Background: High platelet reactivity (HPR) under treatment with clopidogrel or aspirin is associated with adverse outcome. We aimed to investigate whether high platelet reactivity (HPR) to both aspirin and clopidogrel is a stronger predictor of adverse events compared to isolated HPR to clopidogrel or aspirin.
Methods: In this prospective cohort study platelet reactivity to adenosine diphosphate (ADP) and arachidonic acid (AA) was assessed by Multiple Electrode Aggregometry (MEA) in 403 patients undergoing percutaneous coronary intervention. The rates of the composite of cardiac adverse events (acute coronary syndrome, stent thrombosis, stroke, death and revascularization) were recorded during 12-month follow-up.

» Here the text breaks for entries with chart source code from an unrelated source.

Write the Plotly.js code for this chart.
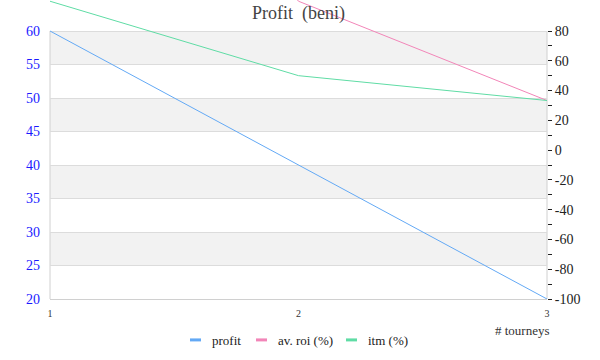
<!DOCTYPE html>
<html>
<head>
<meta charset="utf-8">
<script src="https://cdn.plot.ly/plotly-3.0.1.min.js"></script>
<style>html,body{margin:0;padding:0;background:#fff;}#chart{width:600px;height:360px;}</style>
</head>
<body>
<div id="chart"></div>
<script>
var tourneys = [1, 2, 3];
var profit = [60, 40, 20];
var avRoi = [300, 100, 33.3];
var itm = [100, 50, 33.3];
var leftTicks = [20, 25, 30, 35, 40, 45, 50, 55, 60];
var rightTicks = [-100, -80, -60, -40, -20, 0, 20, 40, 60, 80];
var rightTickText = ['-100', '-80', '-60', '-40', '-20', '0', '20', '40', '60', '80'];
var rightMinor = [-90, -70, -50, -30, -10, 10, 30, 50, 70];
var bandRanges = [[55, 60], [45, 50], [35, 40], [25, 30]];

var serif = "'Liberation Serif', 'DejaVu Serif', serif";

var traces = [
  {x: tourneys, y: profit, name: 'profit', type: 'scatter', mode: 'lines', yaxis: 'y',
   legend: 'legend', showlegend: true, line: {color: '#63a9f5', width: 1}},
  {x: tourneys, y: avRoi, name: 'av. roi (%)', type: 'scatter', mode: 'lines', yaxis: 'y2',
   legend: 'legend2', showlegend: true, line: {color: '#f285b8', width: 1}},
  {x: tourneys, y: itm, name: 'itm (%)', type: 'scatter', mode: 'lines', yaxis: 'y2',
   legend: 'legend3', showlegend: true, line: {color: '#5fdca5', width: 1}}
];

var shapes = bandRanges.map(function (b) {
  return {type: 'rect', xref: 'paper', yref: 'y', x0: 0, x1: 1, y0: b[0], y1: b[1],
          fillcolor: '#f2f2f2', line: {width: 0}, layer: 'below'};
});
shapes.push({type: 'line', xref: 'paper', yref: 'y', x0: 0, x1: 0, y0: 20, y1: 60,
             line: {color: '#d0d0d0', width: 1}, layer: 'below'});
shapes.push({type: 'line', xref: 'paper', yref: 'y', x0: 1, x1: 1, y0: 20, y1: 60,
             line: {color: '#d0d0d0', width: 1}, layer: 'below'});

function legendAt(xpx) {
  return {orientation: 'h', x: (xpx - 50) / 497, xanchor: 'left', y: -0.137, yanchor: 'middle',
          font: {family: serif, size: 13, color: '#222'}, bgcolor: 'rgba(0,0,0,0)', borderwidth: 0,
          visible: true};
}

var layout = {
  width: 600, height: 360,
  showlegend: true,
  margin: {l: 50, r: 53, t: 0, b: 61},
  paper_bgcolor: '#ffffff', plot_bgcolor: 'rgba(0,0,0,0)',
  font: {family: serif, color: '#222'},
  title: {text: 'Profit  (beni)', font: {family: serif, size: 18, color: '#444'},
          x: 0.5, xanchor: 'center', y: 0.965, yanchor: 'middle', xref: 'paper'},
  xaxis: {range: [1, 3], tickvals: tourneys, ticktext: tourneys.map(String),
          showgrid: false, zeroline: false, showline: true, linecolor: '#d0d0d0',
          ticks: '', ticklabelstandoff: 5, tickfont: {family: serif, size: 10, color: '#333'}},
  yaxis: {range: [20, 20 + 40 * 299 / 268], tickvals: leftTicks, showgrid: true,
          gridcolor: '#dcdcdc', zeroline: false, showline: false, ticks: '',
          ticklabelstandoff: 9,
          tickfont: {family: serif, size: 14, color: '#1a1aff'}},
  yaxis2: {range: [-100, -100 + 180 * 299 / 268], overlaying: 'y', side: 'right',
           tickvals: rightTicks, ticktext: rightTickText, showgrid: false, zeroline: false, showline: false,
           ticks: 'outside', ticklen: 4, tickcolor: '#222',
           minor: {tickmode: 'array', tickvals: rightMinor, ticks: 'outside', ticklen: 4, tickcolor: '#222', showgrid: false},
           tickfont: {family: serif, size: 14, color: '#222'}},
  legend: legendAt(172),
  legend2: legendAt(238),
  legend3: legendAt(328),
  shapes: shapes,
  annotations: [{text: '# tourneys', xref: 'paper', yref: 'paper', x: 1.01, xanchor: 'right',
                 y: -0.107, yanchor: 'middle', showarrow: false,
                 font: {family: serif, size: 13, color: '#333'}}]
};

Plotly.newPlot('chart', traces, layout, {displayModeBar: false, responsive: false}).then(function (gd) {
  gd.querySelectorAll('.legendlines path').forEach(function (p) {
    p.setAttribute('d', 'M18,0h11');
    p.style.strokeWidth = '3px';
  });
});
</script>
</body>
</html>
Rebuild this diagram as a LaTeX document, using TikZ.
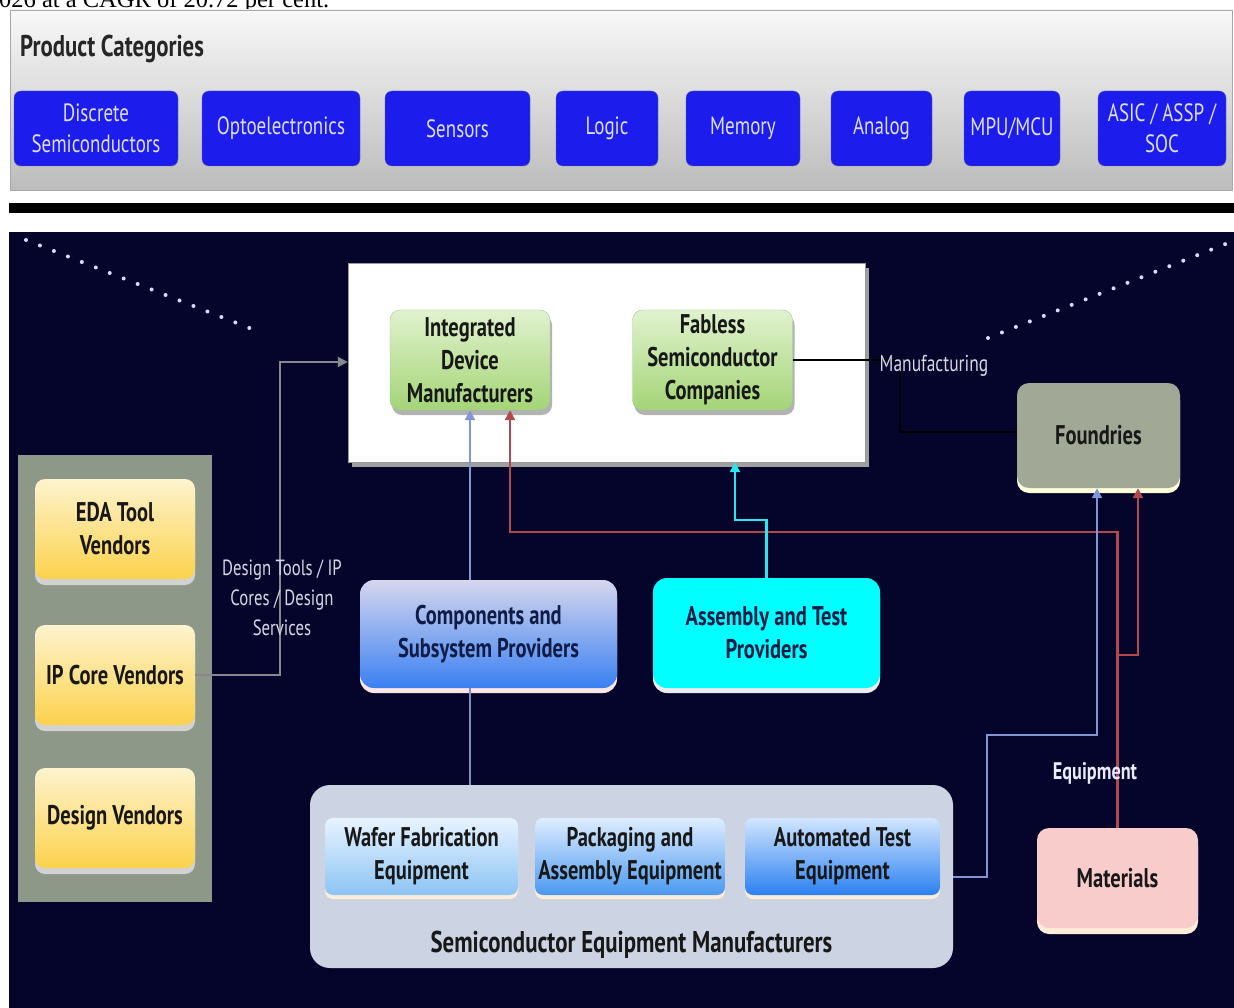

Results: The composite endpoint of cardiovascular adverse events occurred more often in patients with high platelet reactivity (HPR) to both agonists ADP and AA (37.5%) than in those with isolated HPR to ADP (33.3%), AA (25.6%) or without any HPR (18.6%; p=0.003). Classification tree analysis indicated that any HPR emerged as an independent predictor influencing outcome, which was associated with a 1.75 higher risk of cardiac adverse events (OR=1.75: 95%CI=1.1-2.9). Interestingly, the predictive value of HPR tended to be greater among patients with diabetes mellitus (OR=2.18; 95%CI=1.20-3.95). C-reactive protein and diabetes mellitus were independent predictors of high platelet reactivity to both agonists.
Conclusions: Dual low responsiveness to clopidogrel and aspirin is a strong predictor of cardiac adverse events, especially in patients with diabetes mellitus, which underlines the need for personalized antiplatelet treatment.